More than 90% of property appraisers are white, according to the Bureau of Labor Statistics. Critics say appraiser bias leads to lower valuations for homeowners of color, limiting their ability to sell their houses and perpetuating wealth gaps.
Fully addressing the issue “requires a moonshot of an effort,” said Cy Richardson, senior vice president for programs at the National Urban League. But he said the Flagstar donation will boost efforts to overhaul entry requirements for the industry, along with rethinking recruitment and training initiatives.
“It’s excellent news,” Richardson said. “We hope that news is spread far and wide, because we’d like other evangelists to come in and be a supporter of this.”

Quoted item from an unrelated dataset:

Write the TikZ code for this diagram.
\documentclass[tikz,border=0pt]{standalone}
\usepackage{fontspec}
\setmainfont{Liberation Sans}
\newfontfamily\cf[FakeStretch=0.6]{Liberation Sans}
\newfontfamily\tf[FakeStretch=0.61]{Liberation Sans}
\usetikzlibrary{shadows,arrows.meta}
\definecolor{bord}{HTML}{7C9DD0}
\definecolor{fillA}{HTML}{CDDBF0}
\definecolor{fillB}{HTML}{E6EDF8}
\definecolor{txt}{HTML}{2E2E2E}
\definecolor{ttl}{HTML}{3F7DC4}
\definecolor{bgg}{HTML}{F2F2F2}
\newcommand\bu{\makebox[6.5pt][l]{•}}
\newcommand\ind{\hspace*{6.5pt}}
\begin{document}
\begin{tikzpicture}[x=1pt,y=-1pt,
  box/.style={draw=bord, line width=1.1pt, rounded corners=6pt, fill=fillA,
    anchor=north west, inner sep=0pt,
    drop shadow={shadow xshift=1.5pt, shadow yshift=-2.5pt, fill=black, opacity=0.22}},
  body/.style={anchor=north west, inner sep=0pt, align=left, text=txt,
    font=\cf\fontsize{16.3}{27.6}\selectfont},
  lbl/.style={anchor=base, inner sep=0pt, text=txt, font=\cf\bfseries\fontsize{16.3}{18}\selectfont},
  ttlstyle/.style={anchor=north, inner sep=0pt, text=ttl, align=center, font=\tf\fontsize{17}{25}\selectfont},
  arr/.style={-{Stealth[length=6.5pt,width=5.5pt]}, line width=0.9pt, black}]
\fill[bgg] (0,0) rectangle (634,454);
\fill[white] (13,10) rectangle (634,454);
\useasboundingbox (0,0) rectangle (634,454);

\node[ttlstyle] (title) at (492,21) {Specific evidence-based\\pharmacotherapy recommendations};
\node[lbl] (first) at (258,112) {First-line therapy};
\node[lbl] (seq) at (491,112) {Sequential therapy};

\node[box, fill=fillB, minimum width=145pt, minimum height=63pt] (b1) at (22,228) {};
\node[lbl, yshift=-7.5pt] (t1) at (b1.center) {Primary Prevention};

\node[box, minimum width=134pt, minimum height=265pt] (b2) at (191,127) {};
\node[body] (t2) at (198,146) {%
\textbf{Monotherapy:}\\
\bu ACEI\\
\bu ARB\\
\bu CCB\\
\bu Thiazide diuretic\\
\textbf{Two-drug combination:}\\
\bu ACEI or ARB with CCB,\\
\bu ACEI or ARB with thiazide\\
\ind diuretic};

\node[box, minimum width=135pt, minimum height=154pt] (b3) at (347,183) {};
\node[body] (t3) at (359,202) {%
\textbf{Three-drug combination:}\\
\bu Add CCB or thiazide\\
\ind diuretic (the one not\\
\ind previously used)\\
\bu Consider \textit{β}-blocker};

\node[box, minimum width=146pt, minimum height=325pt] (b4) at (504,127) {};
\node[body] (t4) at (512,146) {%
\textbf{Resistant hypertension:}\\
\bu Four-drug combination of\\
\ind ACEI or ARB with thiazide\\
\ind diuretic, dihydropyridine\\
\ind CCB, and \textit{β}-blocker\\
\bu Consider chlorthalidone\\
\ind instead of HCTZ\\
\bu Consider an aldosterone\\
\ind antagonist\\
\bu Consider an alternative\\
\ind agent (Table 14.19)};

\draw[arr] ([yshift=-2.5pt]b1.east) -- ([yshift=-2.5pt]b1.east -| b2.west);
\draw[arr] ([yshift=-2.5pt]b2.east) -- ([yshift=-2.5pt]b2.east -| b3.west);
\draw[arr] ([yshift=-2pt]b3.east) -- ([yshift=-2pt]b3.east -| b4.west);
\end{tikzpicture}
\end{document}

The donation by Flagstar, which is the banking unit of New York Community Bancorp following a recent acquisition, will go to the Appraiser Diversity Initiative. The initiative is a collaboration between the Appraisal Institute, the National Urban League, Fannie Mae and Freddie Mac.
The Appraiser Diversity Initiative will use the funds to support the recruitment and credentialing of diverse trainees, as well as to sponsor workshops in certain markets. The group will also explore different ways to improve the licensing process, including through simulating appraisals for trainees, rather than the usual process of getting training under an appraiser.
The donation is a way to help address the “damaging effects of appraisal bias,” said Lee Smith, Flagstar’s president of mortgage. He noted that minority homeowners can get significantly less money for their home when an appraisal is done wrong.
“We want to be part of the solution here,” Smith said in an interview. “We’re not just going to sit on the sidelines and watch this happen.”
A mystery-shopper study last year involving interracial couples in the Baltimore area found that white homeowners received home values were roughly $6,800 higher than those received on the same home when their Black spouses were instead home at the time of the appraisal.
In two examples, the white spouses received valuations at least $40,000 higher than their Black partners did.
Black homeowners also saw instances of unprofessional treatment, including one homeowner whose appraisal took 11 weeks to be finished. The longest any white homeowner waited was 22 days. The study was conducted by the National Community Reinvestment Coalition.
The Biden administration has focused on ways to address the issue, including through the Property Appraisal and Valuation Equity Task Force, which the White House launched in 2021.
In addition, the agency that oversees state regulation of appraisers held a hearing in January with the heads of the Consumer Financial Protection Bureau, the Department of Housing and Urban Development and the Federal Housing Finance Agency.
The status quo is “unconscionable,” said Jonathan Miller, a New York City appraiser who’s CEO of the appraisal firm Miller Samuel. Flagstar’s move is “very encouraging” in that it may signal the banking industry is getting more involved in addressing the problem, he added.
Wells Fargo has also taken aim at fixing appraiser diversity, announcing a $5 million grant in December that was to be used to certify 260 diverse appraisers in Atlanta, Charlotte and Houston.
The Appraisal Foundation, a nonprofit industry group that writes rules on appraisal licensing, praised Flagstar for the donation. In a statement, the group’s president, Dave Bunton, said the donation is “welcome news, and we hope many more groups will take steps to support this important initiative.”